Accelerating drug discovery with AI and quantum mechanics

Combining artificial intelligence (AI), quantum mechanics, and Computer Assisted Drug Design (CADD), this open-source platform aims to drastically reduce the time required for identifying potential drug candidates.

In a recent study published in the Journal of Chemical Information and Modeling, the research team demonstrated SmartCADD's capabilities in identifying promising drug candidates for HIV treatment. The development of SmartCADD is the result of a collaborative effort between SMU’s Department of Chemistry in Dedman College of Humanities and Sciences and the Computer Science Department in the Lyle School of Engineering.

“There is an urgency to discover new classes of drugs like antibiotics, cancer treatments, antivirals, and more,” said Elfi Kraka, Head of the Computational and Theoretical Chemistry Group (CATCO) at SMU. “Despite AI’s rapid adoption in many fields, there has been a hesitancy for using it in scientific research, mainly because of its opaqueness and the quality of data used for training. SmartCADD addresses those concerns and can sift through billions of chemical compounds in one day, which significantly reduces the time needed to identify promising drug candidates.”

How SmartCADD works

SmartCADD functions by integrating deep learning models, filtering techniques, and explainable AI to screen vast databases of chemical compounds. The tool comprises two primary components: the Pipeline Interface, which manages data collection and filtering, and the Filter Interface, which dictates the operation of each filter.
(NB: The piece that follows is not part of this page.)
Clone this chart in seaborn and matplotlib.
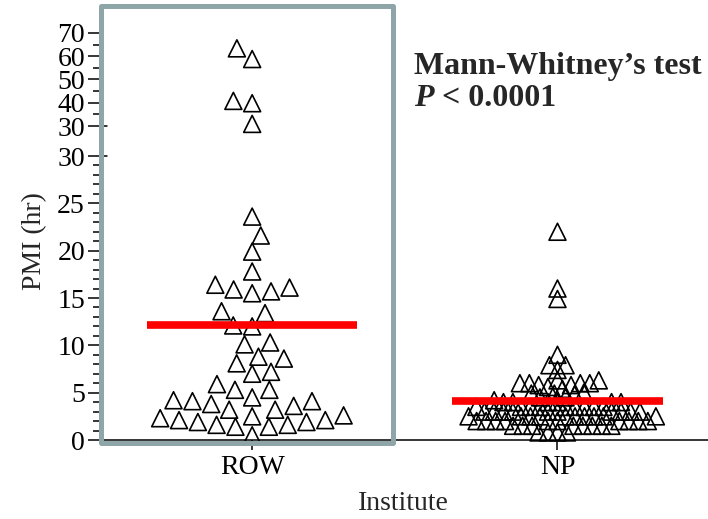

These filters help researchers predict a drug's behaviour in the body, model drug structures using both 2D and 3D parameters, and utilise an AI model that explains the rationale behind its selections.

In the study, SmartCADD’s capabilities were tested on HIV drug discovery. Using data from the MoleculeNet library, researchers constructed a database of 800 million chemical compounds and identified 10 million that showed potential as HIV drugs. The platform's filters then narrowed down the list to compounds with the closest match to existing HIV treatments.

While the initial focus was on HIV, the researchers highlighted SmartCADD's versatility, indicating that it can be adapted for other drug discovery applications. Corey Clark, Assistant Professor of Computer Science in the Lyle School of Engineering and Deputy Director for Research at SMU Guildhall, noted: “This is a user-friendly virtual screening platform that provides researchers with a highly integrated and flexible framework for building drug discovery pipelines. We are going to continue pushing the work forward to expand chemistry and machine learning capabilities even further. The project and its opportunities are truly exciting, and I know the next phase will be an even bigger step forward than the last.”

Interdisciplinary collaboration: the key to SmartCADD’s success

The development of SmartCADD exemplifies the power of interdisciplinary collaboration. The team included researchers from both the chemistry and computer science departments at SMU. The study’s authors include Elfi Kraka and Corey Clark, as well as postdoctoral research fellow Ayesh Madushanka, supported by a grant from the O’Donnell Data Science & Research Computing Institute, and computer science graduate student Eli Laird, an O’Donnell Institute Ph.D. fellowship recipient.

Madushanka emphasised the importance of cross-disciplinary efforts in tackling complex challenges: “Fields like drug discovery require a combined effort to be truly successful. I’m certain if only the chemistry department had worked on this, the final product wouldn’t have turned out the same. Interdisciplinary collaboration brings fresh perspectives on the same idea, helping to refine and improve it.”

Laird echoed this sentiment, explaining that combining insights from different fields can lead to significant breakthroughs: “Interdisciplinary research is absolutely necessary to make major research advancements that actually impact the real world. This is a major focus of SMU and a key reason I wanted to pursue my Ph.D. here. Impactful research can't happen in the vacuum of a single field. You have to look broadly across disciplines to spark ideas that will turn into true innovations. Breakthroughs often occur at the intersection of different fields, and that's where I aim to position my research.”

The road ahead for SmartCADD

The study was funded by the National Science Foundation under grant CHE 2102461, though the findings and conclusions presented are solely those of the authors. With SmartCADD, the research team hopes to accelerate drug discovery across various medical fields, from antibiotics and cancer therapies to antiviral treatments. The platform's ability to screen billions of chemical compounds rapidly could transform how new drugs are discovered and brought to market, ultimately benefiting patients worldwide.

As researchers continue to expand SmartCADD's capabilities, they aim to push the boundaries of what AI and quantum mechanics can achieve in pharmaceutical development.